Let us start with the most generic type possible: the function takes three parameters, and thus returns an item, so we assume first that f has type:
f :: a -> b -> c -> d
We see that the third parameter matches with False so that is a Bool, so c ~ Bool. The first clause also assigns the first parameter to x and returns x, so that means that the type a of the first parameter, and that of the return type d is the same, so a ~ d.
We know that maybe has type maybe :: f -> (e -> f) -> Maybe e -> f, and 42 is the first parameter so has type f. An integer literal can have any Num type, so we know Num f. Since the return type of maybe 42 (g y) x is also f and we know that this is also a, we know that f ~ a, so we can "specialize" maybe in this case to maybe :: Num a => a -> (e -> a) -> Maybe e -> a. The third parameter in maybe 42 (g y) x is x, this is the second parameter in the f call (not to be confused with the first clause), so we know that b ~ Maybe e.
We also see a call g y with g :: g -> [g] -> h. The type of g y should match that of the second parameter of the maybe call, so that means that e ~ [g] and a ~ h. y has type Bool in the g y call, so that means that g ~ Bool, and thus the g function has type g :: Bool -> [Bool] -> a.
Now we thus have gathered the following types and equivalences:
f :: a -> b -> c -> d
maybe :: f -> (e -> f) -> Maybe e -> f
g :: g -> [g] -> h
a ~ d
c ~ Bool
Num f
f ~ a
b ~ Maybe e
g ~ Bool
e ~ [g]
a ~ h
g ~ Bool
This thus means that f has type:
f :: a -> b -> c -> d
-> f :: a -> b -> c -> a
-> f :: a -> b -> Bool -> a
-> f :: Num f => f -> b -> Bool -> f
-> f :: Num f => f -> Maybe e -> Bool -> f
-> f :: Num f => f -> Maybe [g] -> Bool -> f
-> f :: Num f => f -> Maybe [Bool] -> Bool -> f
Hence the most generic type is f :: Num f => f -> Maybe [Bool] -> Bool -> f, or we can rename the parameters to f :: Num a => a -> Maybe [Bool] -> Bool -> a.
We can let ghci do the work, for example with:
ghci> import Data.Maybe
ghci> :{
ghci| g :: a -> [a] -> b
ghci| g = undefined
ghci| :}
ghci> :{
ghci| f x _ False = x
ghci| f _ x y = maybe 42 (g y) x
ghci| :}
ghci> :t f
f :: Num p => p -> Maybe [Bool] -> Bool -> p
This thus means that ghci confirms this type.

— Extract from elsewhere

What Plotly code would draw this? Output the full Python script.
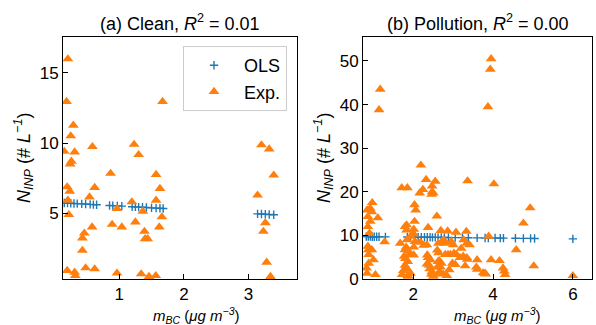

The first thing to realize is that, for any equation, any variables defined in that equation, are scoped only to that equation. In particular, this means that the x on the first line is not related at all to the x on the second line. These are two separate variables, they just happen to have the same name.

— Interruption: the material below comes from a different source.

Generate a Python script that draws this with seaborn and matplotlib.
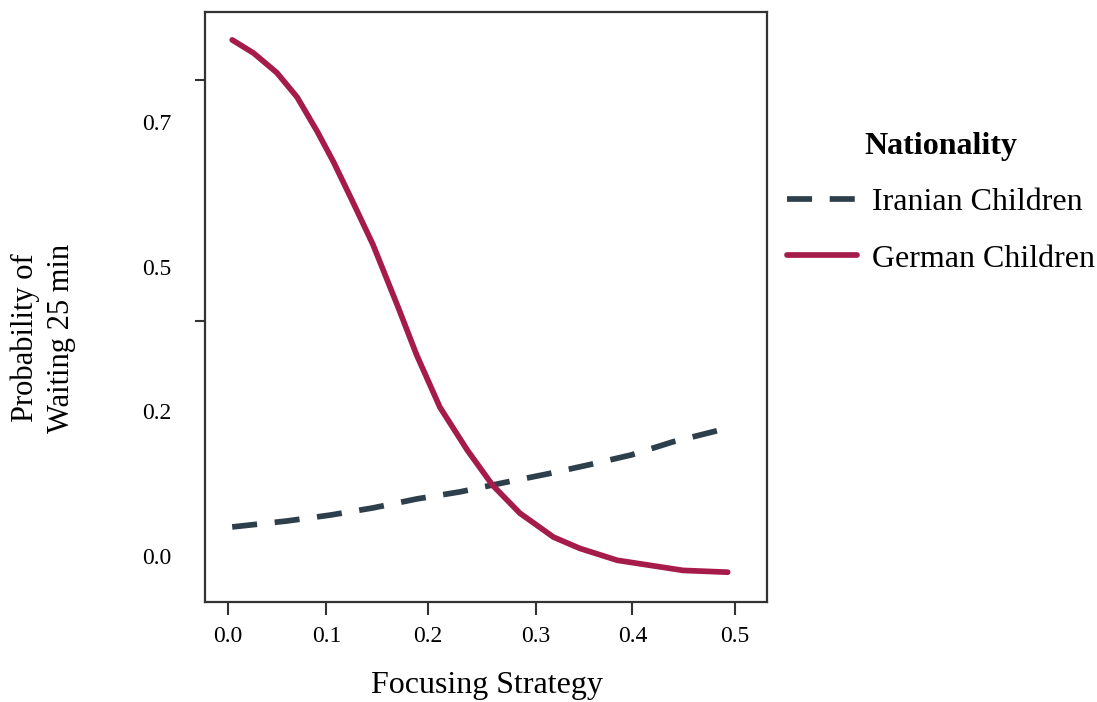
import matplotlib
matplotlib.use('Agg')
import matplotlib.pyplot as plt
import seaborn as sns
import pandas as pd

# values
german_x = [0.004, 0.025, 0.048, 0.068, 0.088, 0.104, 0.123, 0.143, 0.168,
            0.186, 0.209, 0.236, 0.261, 0.288, 0.321, 0.347, 0.384, 0.449,
            0.493]
german_y = [0.867, 0.845, 0.812, 0.771, 0.713, 0.662, 0.595, 0.523, 0.417,
            0.338, 0.250, 0.178, 0.119, 0.072, 0.032, 0.013, -0.007, -0.024,
            -0.027]
iranian_x = [0.004, 0.058, 0.101, 0.143, 0.186, 0.229, 0.271, 0.315, 0.355,
             0.398, 0.439, 0.493]
iranian_y = [0.049, 0.059, 0.069, 0.081, 0.096, 0.108, 0.123, 0.138, 0.153,
             0.170, 0.192, 0.215]

groups = ['Iranian Children', 'German Children']
xtick_pos = [0.0, 0.097, 0.197, 0.304, 0.399, 0.5]
xtick_labels = ['0.0', '0.1', '0.2', '0.3', '0.4', '0.5']
ytick_pos = [0.729, 0.486, 0.244, 0.0]
ytick_labels = ['0.7', '0.5', '0.2', '0.0']
ymark_pos = [0.8, 0.395, 0.0]

df = pd.concat([
    pd.DataFrame({'x': iranian_x, 'y': iranian_y, 'group': groups[0]}),
    pd.DataFrame({'x': german_x, 'y': german_y, 'group': groups[1]}),
])

sns.set_theme(style="ticks", rc={"text.color": "black",
                                 "xtick.color": "black",
                                 "ytick.color": "black"})
plt.rcParams['font.family'] = ['Liberation Serif', 'DejaVu Serif']

fig = plt.figure(figsize=(10.97, 7.02), dpi=100)
ax = fig.add_axes([0.187, 0.1425, 0.512, 0.8405])

palette = {'Iranian Children': '#2e3f4c', 'German Children': '#a51c4a'}
sns.lineplot(data=df, x='x', y='y', hue='group', style='group',
             hue_order=groups, style_order=groups, palette=palette,
             dashes={'Iranian Children': (4.4, 3.1), 'German Children': ''},
             linewidth=4.1, sort=False, ax=ax)
for ln in ax.lines:
    ln.set_solid_joinstyle('round')

ax.set_xlim(-0.0227, 0.5316)
ax.set_ylim(-0.077, 0.914)

ax.set_xticks(xtick_pos)
ax.set_xticklabels(xtick_labels, fontsize=17)
ax.set_yticks(ytick_pos)
ax.set_yticklabels(ytick_labels, fontsize=17)
ax.set_yticks(ymark_pos, minor=True)
ax.tick_params(axis='y', which='major', length=0, pad=24)
ax.tick_params(axis='y', which='minor', length=7, width=1.5, color='#333333')
ax.tick_params(axis='x', which='major', length=9, width=1.5,
               color='#333333', pad=8)

for s in ax.spines.values():
    s.set_color('#333333')
    s.set_linewidth(1.6)

ax.set_xlabel('')
ax.set_ylabel('')
fig.text(487 / 1097, 1 - 685 / 702, 'Focusing Strategy', fontsize=23,
         ha='center', va='center')
fig.text(43 / 1097, 1 - 338 / 702, 'Probability of\nWaiting 25 min',
         fontsize=22, rotation=90, ha='center', va='center',
         linespacing=1.3)

leg = ax.legend(title='Nationality', loc='upper left',
                bbox_to_anchor=(0.985, 0.846), frameon=False,
                fontsize=23, title_fontsize=23, handlelength=2.2,
                handletextpad=0.45, labelspacing=0.85)
leg.get_title().set_fontweight('bold')

plt.savefig('out.png', dpi=100)
plt.close()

Now, you have already correctly determined that y :: Bool and g :: Bool -> [Bool] -> b for some as of yet unknown b. And therefore, g y :: [Bool] -> b
The next thing to observe is that, since maybe :: p -> (q -> p) -> Maybe q -> p, which means that q ~ [Bool] (coming from the type of g y) and p ~ Int (coming from the literal 42). And therefore, g :: Bool -> [Bool] -> Int and x :: Maybe [Bool] (since it's used as the third parameter of maybe).
Finally, from the second equation, we can see that the function's return type is whatever maybe returns, which is Int. And therefore, that's also the type of the first parameter, because it's being returned in the first equation.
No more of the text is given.